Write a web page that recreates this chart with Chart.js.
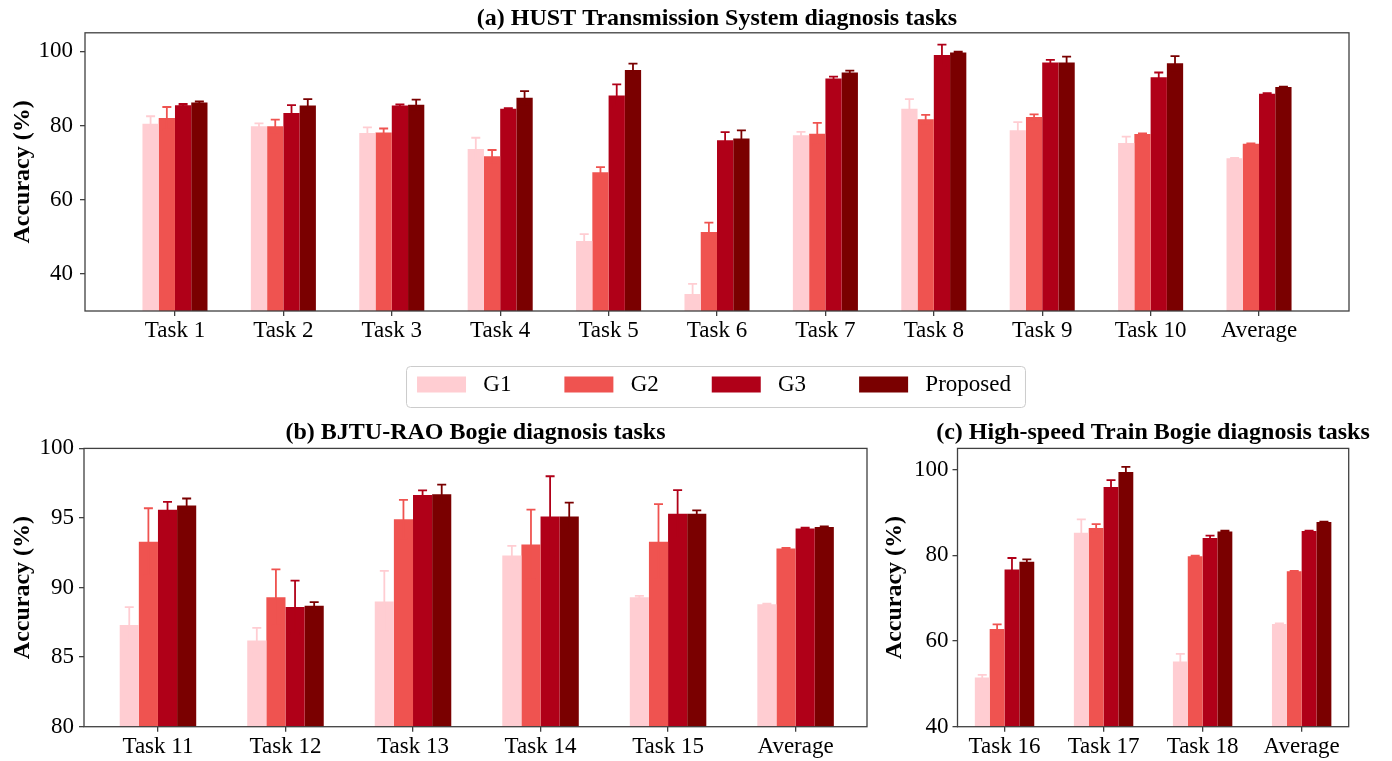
<!DOCTYPE html>
<html>
<head>
<meta charset="utf-8">
<script src="https://cdn.jsdelivr.net/npm/chart.js@4.4.1/dist/chart.umd.min.js"></script>
<style>
  html, body { margin: 0; padding: 0; background: #fff; overflow: hidden; width: 1392px; height: 761px; position: relative; }
  canvas { position: absolute; }
</style>
</head>
<body>
<canvas id="hust" width="1392" height="350" style="left:0;top:0"></canvas>
<canvas id="bjtu" width="880" height="351" style="left:0;top:410px"></canvas>
<canvas id="hst" width="562" height="351" style="left:872px;top:410px"></canvas>
<canvas id="legend" width="1264" height="220" style="left:82px;top:320px"></canvas>
<script>
// Methods compared in every panel
const seriesNames = ['G1', 'G2', 'G3', 'Proposed'];
const seriesColors = ['#FFCDD2', '#EF5350', '#B00018', '#7A0000'];

// (a) HUST transmission system
const hustTasks = ['Task 1', 'Task 2', 'Task 3', 'Task 4', 'Task 5', 'Task 6', 'Task 7', 'Task 8', 'Task 9', 'Task 10', 'Average'];
const hustG1 = [80.5, 79.8, 78.0, 73.7, 48.9, 34.6, 77.4, 84.5, 78.7, 75.3, 71.2];
const hustG1Err = [2.0, 0.8, 1.5, 3.0, 1.8, 2.7, 0.9, 2.6, 2.2, 1.7, 0.1];
const hustG2 = [82.0, 79.8, 78.1, 71.7, 67.4, 51.3, 77.8, 81.7, 82.3, 77.7, 75.1];
const hustG2Err = [3.0, 1.8, 1.1, 1.7, 1.4, 2.5, 2.9, 1.2, 0.7, 0.2, 0.1];
const hustG3 = [85.5, 83.4, 85.4, 84.5, 88.1, 76.0, 92.7, 99.0, 97.0, 93.0, 88.6];
const hustG3Err = [0.3, 2.1, 0.3, 0.2, 3.0, 2.2, 0.5, 2.8, 0.7, 1.3, 0.1];
const hustProp = [86.2, 85.4, 85.6, 87.5, 95.0, 76.5, 94.3, 99.7, 97.0, 96.8, 90.4];
const hustPropErr = [0.3, 1.7, 1.4, 1.8, 1.7, 2.2, 0.5, 0.2, 1.6, 1.9, 0.1];
const hustYTicks = [40, 60, 80, 100];

// (b) BJTU-RAO bogie
const bjtuTasks = ['Task 11', 'Task 12', 'Task 13', 'Task 14', 'Task 15', 'Average'];
const bjtuG1 = [87.3, 86.2, 89.0, 92.3, 89.3, 88.8];
const bjtuG1Err = [1.3, 0.9, 2.2, 0.7, 0.1, 0.05];
const bjtuG2 = [93.3, 89.3, 94.9, 93.1, 93.3, 92.8];
const bjtuG2Err = [2.4, 2.0, 1.4, 2.5, 2.7, 0.05];
const bjtuG3 = [95.6, 88.6, 96.65, 95.1, 95.3, 94.25];
const bjtuG3Err = [0.55, 1.9, 0.33, 2.9, 1.7, 0.05];
const bjtuProp = [95.9, 88.7, 96.7, 95.1, 95.3, 94.35];
const bjtuPropErr = [0.5, 0.25, 0.7, 1.0, 0.25, 0.05];
const bjtuYTicks = [80, 85, 90, 95, 100];

// (c) High-speed train bogie
const hstTasks = ['Task 16', 'Task 17', 'Task 18', 'Average'];
const hstG1 = [51.5, 85.3, 55.2, 64.0];
const hstG1Err = [0.6, 3.1, 1.8, 0.1];
const hstG2 = [62.8, 86.4, 79.8, 76.3];
const hstG2Err = [1.1, 0.9, 0.15, 0.1];
const hstG3 = [76.7, 96.0, 84.1, 85.7];
const hstG3Err = [2.7, 1.6, 0.55, 0.1];
const hstProp = [78.5, 99.5, 85.6, 87.8];
const hstPropErr = [0.6, 1.2, 0.2, 0.1];
const hstYTicks = [40, 60, 80, 100];

const serif = "'Liberation Serif', 'Times New Roman', serif";
const axisColor = '#404040';

// Upper/lower error whiskers with caps, in the colour of their bar
const errorBarPlugin = {
  id: 'errorBars',
  afterDatasetsDraw(chart) {
    const { ctx, chartArea: area } = chart;
    const yScale = chart.scales.y;
    ctx.save();
    ctx.beginPath();
    ctx.rect(area.left, area.top, area.right - area.left, area.bottom - area.top);
    ctx.clip();
    chart.data.datasets.forEach((ds, i) => {
      const meta = chart.getDatasetMeta(i);
      ctx.strokeStyle = ds.backgroundColor;
      ctx.lineWidth = 1.8;
      meta.data.forEach((bar, j) => {
        const err = ds.errors[j];
        if (!err) return;
        const v = ds.data[j].y;
        const yHi = yScale.getPixelForValue(v + err);
        const yLo = yScale.getPixelForValue(v - err);
        const x = bar.x;
        const cap = 4.5;
        ctx.beginPath();
        ctx.moveTo(x, yLo); ctx.lineTo(x, yHi);
        ctx.moveTo(x - cap, yHi); ctx.lineTo(x + cap, yHi);
        ctx.moveTo(x - cap, yLo); ctx.lineTo(x + cap, yLo);
        ctx.stroke();
      });
    });
    ctx.restore();
  }
};

// Box around the plotting area
const framePlugin = {
  id: 'frame',
  afterDatasetsDraw(chart) {
    const { ctx, chartArea: a } = chart;
    ctx.save();
    ctx.strokeStyle = axisColor;
    ctx.lineWidth = 1.3;
    ctx.strokeRect(a.left, a.top, a.right - a.left, a.bottom - a.top);
    ctx.restore();
  }
};

function buildDatasets(values, errors) {
  return values.map((vals, k) => ({
    label: seriesNames[k],
    data: vals.map((v, i) => ({ x: i, y: v })),
    errors: errors[k],
    backgroundColor: seriesColors[k],
    borderWidth: 0,
    categoryPercentage: 0.6,
    barPercentage: 1.0
  }));
}

function panel(canvasId, cfg) {
  const scales = {
    x: {
      type: 'linear',
      offset: false,
      min: cfg.xMin,
      max: cfg.xMax,
      afterBuildTicks: s => { s.ticks = cfg.labels.map((_, i) => ({ value: i })); },
      afterFit: s => { s.height = cfg.xAxisHeight; },
      ticks: {
        autoSkip: false, maxRotation: 0, minRotation: 0, padding: 1,
        color: '#000', font: { family: serif, size: 23 },
        callback: (v, i) => cfg.labels[i]
      },
      grid: { display: true, drawOnChartArea: false, drawTicks: true, tickLength: 5, color: axisColor, lineWidth: 1.3, offset: false },
      border: { display: false }
    },
    y: {
      type: 'linear',
      min: cfg.yMin,
      max: cfg.yMax,
      afterBuildTicks: s => { s.ticks = cfg.yTicks.map(v => ({ value: v })); },
      afterFit: s => { s.width = cfg.yAxisWidth; },
      ticks: { padding: cfg.yTickPad, color: '#000', font: { family: serif, size: 23 } },
      grid: { display: true, drawOnChartArea: false, drawTicks: true, tickLength: 5, color: axisColor, lineWidth: 1.3 },
      border: { display: false },
      title: {
        display: true, text: 'Accuracy (%)', color: '#000',
        font: { family: serif, size: 24, weight: 'bold' },
        padding: { top: 8, bottom: 0 }
      }
    }
  };
  if (cfg.rightGap) {
    // empty right-hand axis reserving space beside the plot
    scales.yRight = {
      type: 'linear', position: 'right', display: true,
      grid: { display: false, drawTicks: false },
      border: { display: false },
      ticks: { display: false },
      afterFit: s => { s.width = cfg.rightGap; }
    };
  }
  return new Chart(document.getElementById(canvasId), {
    type: 'bar',
    data: { datasets: buildDatasets(cfg.values, cfg.errors) },
    options: {
      responsive: false,
      animation: false,
      devicePixelRatio: 1,
      layout: { padding: cfg.padding },
      plugins: {
        legend: { display: false },
        tooltip: { enabled: false },
        title: {
          display: true, text: cfg.title, fullSize: cfg.titleFullSize, color: '#000',
          font: { family: serif, size: 24, weight: 'bold' },
          padding: cfg.titlePadding
        }
      },
      scales
    },
    plugins: [errorBarPlugin, framePlugin]
  });
}

panel('hust', {
  title: '(a) HUST Transmission System diagnosis tasks',
  labels: hustTasks,
  values: [hustG1, hustG2, hustG3, hustProp],
  errors: [hustG1Err, hustG2Err, hustG3Err, hustPropErr],
  yTicks: hustYTicks, yMin: 30, yMax: 105,
  xMin: -0.83, xMax: 10.83,
  yAxisWidth: 85, xAxisHeight: 39, yTickPad: 7,
  padding: { left: 0, right: 43, top: 0, bottom: 0 },
  titleFullSize: false, titlePadding: { top: 4, bottom: 0 }
});

panel('bjtu', {
  title: '(b) BJTU-RAO Bogie diagnosis tasks',
  labels: bjtuTasks,
  values: [bjtuG1, bjtuG2, bjtuG3, bjtuProp],
  errors: [bjtuG1Err, bjtuG2Err, bjtuG3Err, bjtuPropErr],
  yTicks: bjtuYTicks, yMin: 80, yMax: 100,
  xMin: -0.58, xMax: 5.56,
  yAxisWidth: 84, xAxisHeight: 34.3, yTickPad: 5,
  padding: { left: 0, right: 13, top: 0, bottom: 0 },
  titleFullSize: false, titlePadding: { top: 8.6, bottom: 1 }
});

panel('hst', {
  title: '(c) High-speed Train Bogie diagnosis tasks',
  labels: hstTasks,
  values: [hstG1, hstG2, hstG3, hstProp],
  errors: [hstG1Err, hstG2Err, hstG3Err, hstPropErr],
  yTicks: hstYTicks, yMin: 40, yMax: 105,
  xMin: -0.475, xMax: 3.475,
  yAxisWidth: 85.5, xAxisHeight: 34.3, yTickPad: 4,
  rightGap: 85.3,
  padding: { left: 0, right: 0, top: 0, bottom: 0 },
  titleFullSize: true, titlePadding: { top: 8.6, bottom: 1 }
});

// Shared legend with a light rounded frame
const legendFramePlugin = {
  id: 'legendFrame',
  afterDraw(chart) {
    const boxes = chart.legend.legendHitBoxes;
    if (!boxes || !boxes.length) return;
    const first = boxes[0], last = boxes[boxes.length - 1];
    const left = first.left - 10.5, right = last.left + last.width + 14.5;
    const top = first.top - 6.5, bottom = first.top + first.height + 11.5;
    const { ctx } = chart;
    ctx.save();
    ctx.strokeStyle = '#cccccc';
    ctx.lineWidth = 1;
    ctx.beginPath();
    ctx.roundRect(left, top, right - left, bottom - top, 4);
    ctx.stroke();
    ctx.restore();
  }
};

new Chart(document.getElementById('legend'), {
  type: 'bar',
  data: {
    datasets: seriesNames.map((name, k) => ({ label: name, data: [], backgroundColor: seriesColors[k], borderWidth: 0 }))
  },
  options: {
    responsive: false,
    animation: false,
    devicePixelRatio: 1,
    layout: { padding: 0 },
    scales: { x: { display: false }, y: { display: false } },
    plugins: {
      tooltip: { enabled: false },
      title: { display: false },
      legend: {
        display: true,
        position: 'top',
        align: 'center',
        maxHeight: 120,
        onClick: null,
        labels: {
          boxWidth: 49,
          boxHeight: 16,
          padding: 53,
          color: '#000',
          font: { family: serif, size: 23 },
          generateLabels: chart => chart.data.datasets.map((ds, i) => ({
            text: ' ' + ds.label,
            fillStyle: ds.backgroundColor,
            strokeStyle: ds.backgroundColor,
            lineWidth: 0,
            hidden: false,
            datasetIndex: i
          }))
        }
      }
    }
  },
  plugins: [legendFramePlugin]
});
</script>
</body>
</html>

------------

Pull out every line above that holds the word "with".

### RESULT
Write a web page that recreates this chart with Chart.js.
// Upper/lower error whiskers with caps, in the colour of their bar
// Shared legend with a light rounded frame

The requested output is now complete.